Henry Ford is quoted as having once said “If I had asked people what they wanted, they would have said faster horses.” Not all innovations are as ground breaking as the automobile, but when one approaches an old problem with both a new strategy and improved technology great things can happen. In June Solarflare released an update to OpenOnload (OOL) that introduced TCP Delegated Send, and in late September they will begin shipping the latest version of their Application Onload Engine (AOE) with an advanced FPGA. The combination of these two will result in the capability of turning around a TCP Send in 300ns, compared to roughly 1,700ns today. In latency focused applications a savings of 1,400ns, an 82% improvement, is game changing. To understand how Solarflare pulls this off let’s look at a much simpler example.
My son uses an online exchange to trade Magic cards, and traders are rated on how fast they fill orders. Not much different than NASDAQ processing an order for Apple stock. When my son started he would receive an order on his computer, and search through a heap of cards to find the one necessary to fill that order. He would then go down several flights of stairs to my office to fetch an envelope, and stamp then goes back up to his computer. Next, he would address the envelope, apply the stamp, run back down the stairs and walk the completed trade to the mailbox. Today he has a cache of pre-stamped envelopes with the return addresses pre-written out sitting beside his computer. All his cards are in a binder with an updated index. Filling a trade is a trivial matter. He simply checks the index, pulls the required card from the binder, updates the index, stuffs the card in an envelope, writes the final address on the front, and runs it out to the mailbox. Essentially, this is a Delegated Send. Everything that can be preprocessed in advance of the actual trade is prefetched & prepackaged.
When it comes to TCP and Delegated Send, at the start of the trading day the trading application, through OOL, establishes a TCP connection with the exchange.
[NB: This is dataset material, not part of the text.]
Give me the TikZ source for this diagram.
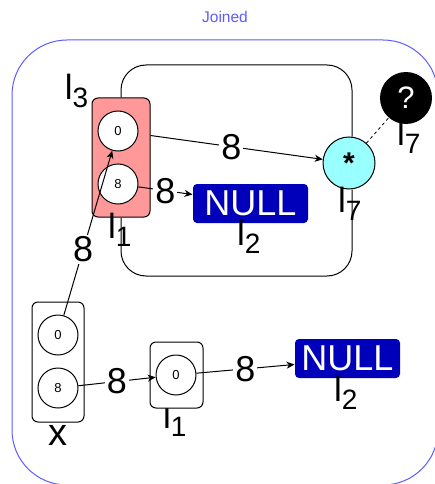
\documentclass[tikz,border=0pt]{standalone}
\usepackage{fontspec}
\setmainfont{Liberation Sans}
\usetikzlibrary{arrows.meta}
\definecolor{joinblue}{HTML}{5C5CFF}
\definecolor{slotpink}{HTML}{FF9999}
\definecolor{starcyan}{HTML}{99FFFF}
\definecolor{nullblue}{HTML}{0000BB}
\newcommand{\fsz}[1]{\fontsize{#1}{#1}\selectfont}
\newcommand{\lsub}[1]{l\raisebox{-8pt}{\fsz{28}#1}}

\begin{document}
\begin{tikzpicture}[x=1pt, y=-1pt, line width=1pt,
  slot/.style={circle, draw, fill=white, minimum size=40pt, inner sep=0pt, font=\fsz{13}},
  cell/.style={draw, rounded corners=6pt, inner sep=0pt},
  nullbox/.style={fill=nullblue, text=white, rounded corners=4pt, minimum height=39pt, inner sep=0pt, font=\fsz{36}},
  lab/.style={inner sep=0pt, font=\fsz{35}},
  wt/.style={fill=white, inner sep=2pt, font=\fsz{36}},
  ptr/.style={-{Stealth[length=8pt,width=7pt,inset=2.5pt]}}]
\useasboundingbox (0,0) rectangle (434,484);
\draw[joinblue, rounded corners=55pt] (12,40) rectangle (438,485);
\node[font=\fsz{15.5}, text=joinblue, anchor=base] (title) at (225,23) {Joined};

% joined node l3 and its targets
\node[cell, fill=slotpink, minimum width=58pt, minimum height=119pt] (l3box) at (121,157.5) {};
\node[slot] (l3c0) at (118,131) {0};
\node[slot] (l3c8) at (118,184) {8};
\node[circle, draw, fill=starcyan, minimum size=52pt, inner sep=0pt, font=\fsz{30}\bfseries] (star) at (349,163) {*};
\node[circle, fill=black, text=white, minimum size=52pt, inner sep=0pt, font=\fsz{31}] (qm) at (406,98) {?};
\node[nullbox, minimum width=115pt] (null1) at (250.5,203.5) {NULL};

% x and the list below
\node[cell, minimum width=52pt, minimum height=120pt] (xbox) at (58,362) {};
\node[slot] (xc0) at (58,335) {0};
\node[slot] (xc8) at (58,388) {8};
\node[lab, anchor=base west] (l1blbl) at (162.7,428) {\lsub{1}};
\node[cell, fill=white, minimum width=53pt, minimum height=66pt] (l1box) at (176.5,375) {};
\node[slot] (l1c0) at (176,375) {0};
\node[nullbox, minimum width=105pt] (null2) at (347.5,358.5) {NULL};

% loop round l3
\coordinate (loopt) at (236,65);
\coordinate (loopb) at (236,276);
\draw[rounded corners=25pt] (l3box.north) |- (loopt) -| ([xshift=3pt]star.north);
\draw[rounded corners=25pt] (l3box.south) |- (loopb) -| ([xshift=3pt]star.south);

% pointers
\draw[ptr] ([yshift=-4.5pt]l3box.east |- l3c0) -- node[wt, pos=0.47] {8} (star);
\draw[ptr] (l3c8) -- node[wt, pos=0.5] {8} ([yshift=9pt]null1.west);
\draw[ptr] (xc0) -- node[wt, pos=0.4] {8} (l3c0);
\draw[ptr] (xc8) -- node[wt, pos=0.5] {8} (l1c0);
\draw[ptr] (l1c0) -- node[wt, pos=0.5] {8} ([yshift=-6pt]null2.west);
\draw[dash pattern=on 3pt off 3pt, line width=0.8pt] (star) -- (qm);

% names
\node[lab, anchor=base west] (l3lbl) at (64.4,100) {\lsub{3}};
\node[lab, anchor=base west] (l1lbl) at (107.7,238) {\lsub{1}};
\node[lab, anchor=base west] (l2lbl) at (236.7,245) {\lsub{2}};
\node[lab, anchor=base west] (l7lbl) at (337.7,212) {\lsub{7}};
\node[lab, anchor=base west] (l7qlbl) at (396.7,146) {\lsub{7}};
\node[lab, anchor=base west] (l2blbl) at (333.7,401) {\lsub{2}};
\node[inner sep=0pt, font=\fsz{38}, anchor=base] (xlbl) at (58,445) {x};
\end{tikzpicture}
\end{document}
The trading application then calls a routine in OOL to take over control of the socket’s send path, and to obtain the Ethernet, IP and TCP headers for the connection. The application adds to these a message template and passes the resulting packet template to the FPGA where it remains cached, much like my son’s stack of pre-stamped envelopes. In response to incoming packets arriving at the FPGA causing the RTL trading code to trigger a trade, the trade is then inserted into the pre-formatted packet, the checksum computed, and packet transferred to the exchange. The whole process takes approximately 300ns. When the ACK arrives from the exchange it is then passed transparently back to the trading application through OOL. Now some will point out that other FPGA solutions exist today that enables you to possibly trade at these speeds, but do any of these solutions make it this simple? With some minor modifications to your existing trading application you can quickly take advantage of Delegated Send with the AOE, no other FPGA solution even comes close!
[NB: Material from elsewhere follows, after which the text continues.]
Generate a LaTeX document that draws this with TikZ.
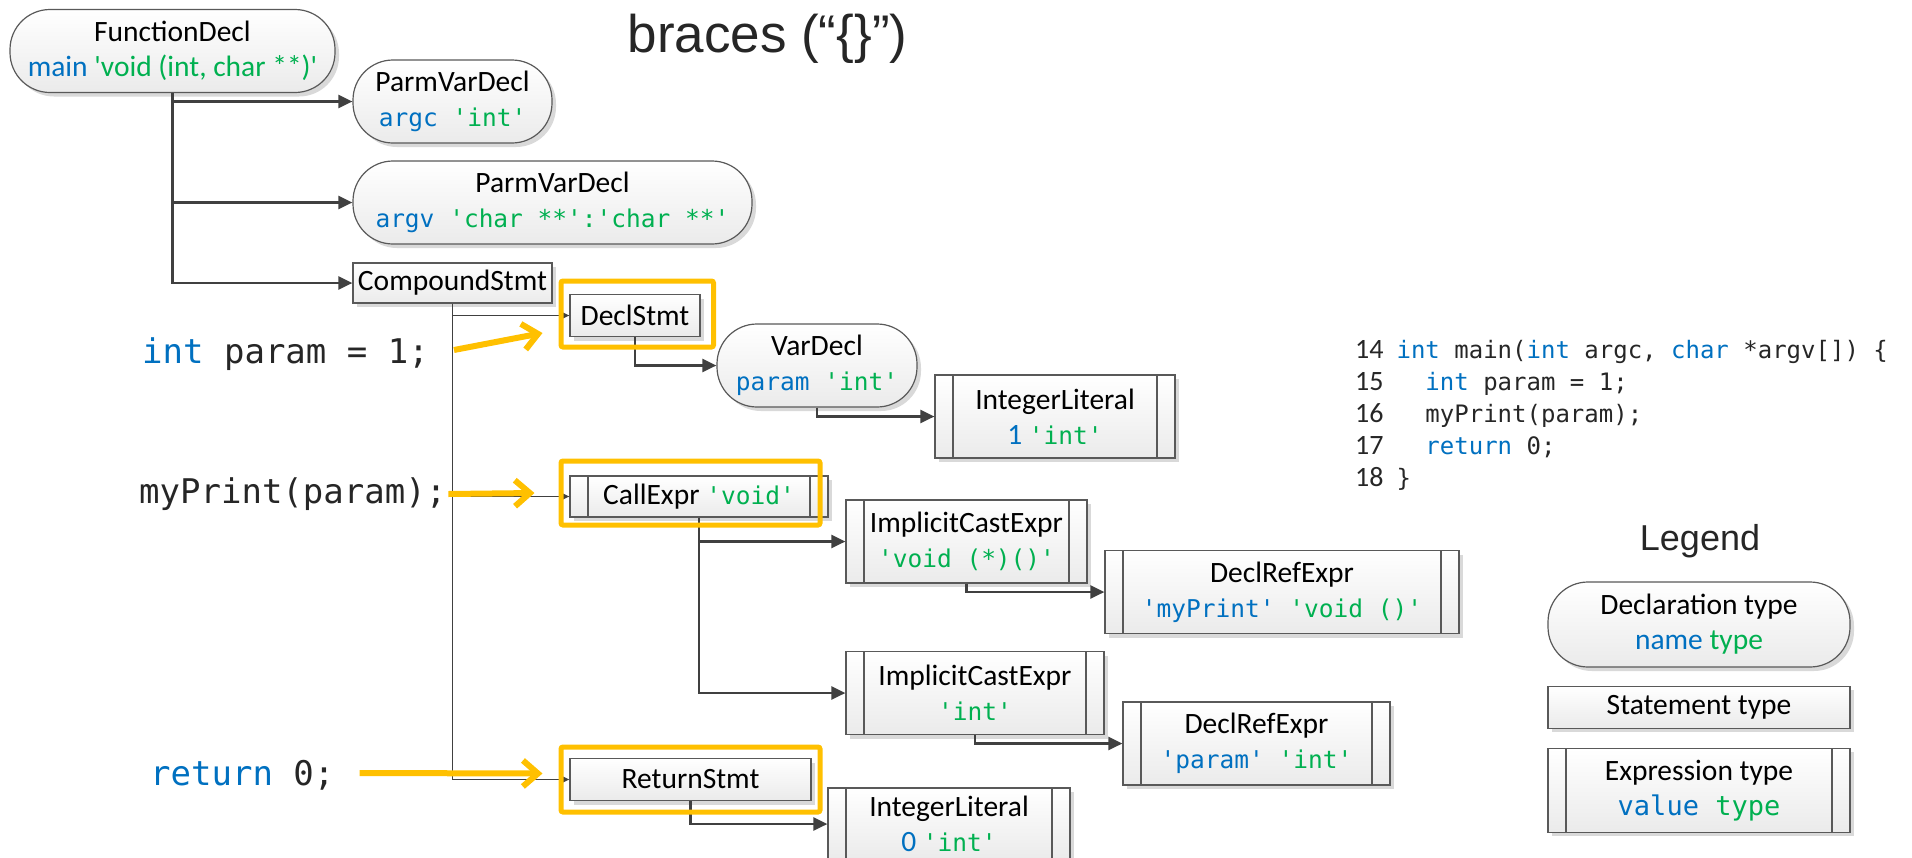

So if latency in trading is important to you, and you’d like your orders moving along 1,000ns faster then perhaps it’s time to take a serious look at Delegated Send on Solarflare’s AOE. To learn more please consider checking out this whitepaper.
For those already familiar with Solarflare’s AOE, this new version of the product has several very substantial improvements:
- It leverages the latest Solarflare high-performance ASIC with a PCIe Gen3 interface.
- Flexible, open choice of FPGA PCS/MAC.
- All FDK modules, and examples delivered with full source code.
- Sample implementations of 10GbE & 40GbE pass-through (requires PCS/MAC).
- Sample implementations of all four 1600MHz DDR3 AOE memory channels.